In Boyd, supra, the court affirmed the judgment of the circuit court dismissing the plaintiff’s complaint for failure to state a cause of action. The plaintiff contended that a business proprietor had a duty to his invitees to honor criminal demands when failure to do so would subject the invitees to an unreasonable risk. The plaintiff also claimed that the duty arose from the relationship between a landowner and a business invitee. In responding to these contentions, the Boyd majority observed that in Illinois the general rule was that a person has no duty to anticipate the criminal acts of third parties. It read Neering as establishing an exception to the general rule, observing that that decision, together with many other of the cases, involved the question of whether facts existed which should have alerted the defendant to a risk of harm to his invitees by criminals. The Boyd majority further noted that the Restatement (Second) of Torts did not consider the specific issue it was facing. 306 N.E.2d at 41. The dissent in the case pointed out that the majority opinion failed to take into account the principles of law clearly enunciated in Restatement (Second) of Torts, §§ 302B and 449 (1965). Id. at 42 (Goldenhersh, J., dissenting).

In Fancil v. Q. S. E. Foods, Inc., 60 Ill.2d 552, 328 N.E.2d 538 (1975), the Illinois Supreme Court considered once again the imposition of a duty upon a landowner to take steps to protect invitees from foreseeable criminal acts committed by third parties. In arguing his position, the Fancil plaintiff *435relied on the rationale of Neering, supra; Johnston v. Harris, 387 Mich. 569, 198 N.W.2d 409 (1972); and §§ 302B, 448 and 499 of Restatement (Second) of Torts (1965).4 In determining that the amended complaint was properly dismissed, the court acknowledged that risk of intentional or criminal conduct under appropriate circumstances might be a risk against which an actor has the duty to protect another, citing Restatement (Second) of Torts § 302B, Comment e,5 and § 315.6

The analytic approach of the Fancil decision is to examine the pleaded facts in light of the liability rules set out in the appropriate sections of the Restatement (Second) of Torts. Quite clearly, the Fancil court interprets its earlier Neering opinion through the lens of the American Law Institute approach to tort liability. Thus, while the language of the Neering opinion expressly stated that its decision rested upon the ordinary standard of care, the Fancil court reads that earlier case as holding that a possessor of land owed a duty to the injured person against the risk of harm from the intentional and criminal acts of third persons “because of the special relation of carrier and passenger which existed between the defendant and the injury party.” 328 N.E.2d at 542 (emphasis supplied). Moreover, the Fancil court leaves no doubt regarding what special relations it has in mind. Thus the opinion in Fancil expressly states that Restatement (Second) of Torts § 314A sets forth the special relations which give rise to a duty to aid or protect another against an unreasonable risk of physical harm.7 328 N.E.2d at 542. The opinion *436emphasizes that the duty generally arises where the actor is under a special responsibility toward the one who suffers harm or where a special relation exists. Id.

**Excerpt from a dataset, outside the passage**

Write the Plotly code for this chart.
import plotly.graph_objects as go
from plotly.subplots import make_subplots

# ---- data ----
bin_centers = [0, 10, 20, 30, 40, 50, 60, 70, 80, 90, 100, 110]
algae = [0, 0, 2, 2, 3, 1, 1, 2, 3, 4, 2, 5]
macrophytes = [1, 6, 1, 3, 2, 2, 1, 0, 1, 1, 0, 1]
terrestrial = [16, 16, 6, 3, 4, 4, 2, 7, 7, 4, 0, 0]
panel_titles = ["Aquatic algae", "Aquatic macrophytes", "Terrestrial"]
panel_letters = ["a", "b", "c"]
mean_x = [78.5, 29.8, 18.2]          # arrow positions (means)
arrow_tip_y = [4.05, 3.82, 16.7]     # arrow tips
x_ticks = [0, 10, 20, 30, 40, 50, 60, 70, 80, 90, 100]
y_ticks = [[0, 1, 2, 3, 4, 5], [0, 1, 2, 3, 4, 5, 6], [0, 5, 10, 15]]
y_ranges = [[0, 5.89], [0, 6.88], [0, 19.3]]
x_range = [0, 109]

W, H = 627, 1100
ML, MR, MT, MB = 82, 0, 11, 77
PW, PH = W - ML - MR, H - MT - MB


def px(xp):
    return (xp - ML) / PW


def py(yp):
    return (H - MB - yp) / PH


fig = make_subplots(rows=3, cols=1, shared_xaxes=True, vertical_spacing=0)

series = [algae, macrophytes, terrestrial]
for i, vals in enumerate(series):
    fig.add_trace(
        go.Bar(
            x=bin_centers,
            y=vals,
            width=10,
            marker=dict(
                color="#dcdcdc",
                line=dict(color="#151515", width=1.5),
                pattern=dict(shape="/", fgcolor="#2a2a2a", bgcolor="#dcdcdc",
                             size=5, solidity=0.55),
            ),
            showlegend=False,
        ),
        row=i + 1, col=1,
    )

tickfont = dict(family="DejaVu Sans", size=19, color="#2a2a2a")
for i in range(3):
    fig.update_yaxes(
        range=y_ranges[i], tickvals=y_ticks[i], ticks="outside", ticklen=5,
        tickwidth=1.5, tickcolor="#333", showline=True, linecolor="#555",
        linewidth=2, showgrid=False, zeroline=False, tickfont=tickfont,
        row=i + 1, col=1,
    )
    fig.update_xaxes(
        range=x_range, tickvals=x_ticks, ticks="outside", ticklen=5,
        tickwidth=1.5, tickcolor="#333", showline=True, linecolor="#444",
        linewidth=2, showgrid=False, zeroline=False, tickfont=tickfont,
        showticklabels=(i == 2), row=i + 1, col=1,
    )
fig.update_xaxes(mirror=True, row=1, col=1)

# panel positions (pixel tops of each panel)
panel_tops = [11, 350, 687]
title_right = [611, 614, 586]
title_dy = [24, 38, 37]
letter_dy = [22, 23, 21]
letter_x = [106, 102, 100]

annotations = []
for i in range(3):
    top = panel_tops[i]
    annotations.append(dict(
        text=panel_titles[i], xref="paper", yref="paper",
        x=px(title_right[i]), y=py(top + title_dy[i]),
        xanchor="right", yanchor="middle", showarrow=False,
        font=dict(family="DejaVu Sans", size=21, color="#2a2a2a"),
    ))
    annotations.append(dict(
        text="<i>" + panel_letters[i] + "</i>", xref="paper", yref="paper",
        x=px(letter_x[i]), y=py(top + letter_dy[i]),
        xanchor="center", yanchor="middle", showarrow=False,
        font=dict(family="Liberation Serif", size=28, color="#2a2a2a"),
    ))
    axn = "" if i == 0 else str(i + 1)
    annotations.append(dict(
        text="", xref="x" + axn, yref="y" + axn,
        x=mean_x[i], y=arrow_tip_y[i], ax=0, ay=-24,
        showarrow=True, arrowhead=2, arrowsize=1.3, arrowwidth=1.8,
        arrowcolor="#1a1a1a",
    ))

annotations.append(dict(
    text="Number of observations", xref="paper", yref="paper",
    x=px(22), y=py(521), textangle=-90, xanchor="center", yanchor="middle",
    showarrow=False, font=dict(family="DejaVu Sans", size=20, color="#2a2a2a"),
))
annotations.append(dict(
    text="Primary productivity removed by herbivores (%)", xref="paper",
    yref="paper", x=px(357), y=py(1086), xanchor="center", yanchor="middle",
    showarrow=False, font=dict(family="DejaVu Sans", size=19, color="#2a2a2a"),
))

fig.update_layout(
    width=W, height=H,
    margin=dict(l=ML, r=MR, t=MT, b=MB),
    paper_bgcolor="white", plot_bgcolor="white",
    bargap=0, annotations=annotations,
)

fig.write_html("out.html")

*435There is no duty so to control the conduct of a third person as to prevent him from causing physical harm to another unless
(a) a special relation exists between the actor and the third person which imposes a duty upon the actor to control the third person’s conduct, or
(b) a special relation exists between the actor and the other which gives to the other a right to protection.

*436B. O’Brien, Trice, and Smith

The decisions of the intermediate appellate courts before and after Fancil are consistent with the position that the imposition of a duty to guard against criminal attacks by third persons depends upon both notice of the danger and the existence of a special relationship.

In O’Brien v. Colonial Village, Inc., 119 Ill.App.2d 105, 255 N.E.2d 205 (1970), the issue was whether the amended complaint stated a cause of action for injuries resulting from a criminal assault by a third person which occurred in a parking area of a shopping center. The amended complaint charged the duty to exercise reasonable care to protect customers from unlawful attacks and to warn of dangers. The complaint also charged that the failure to provide security personnel to police the premises, coupled with the fact that the city did not police the parking area, constituted a breach of duty. The appellate court determined that, as a matter of law, the complaint did not allege facts sufficient to create a duty on the part of the defendants to the plaintiff. 119 Ill.App.2d at 106, 255 N.E.2d 205.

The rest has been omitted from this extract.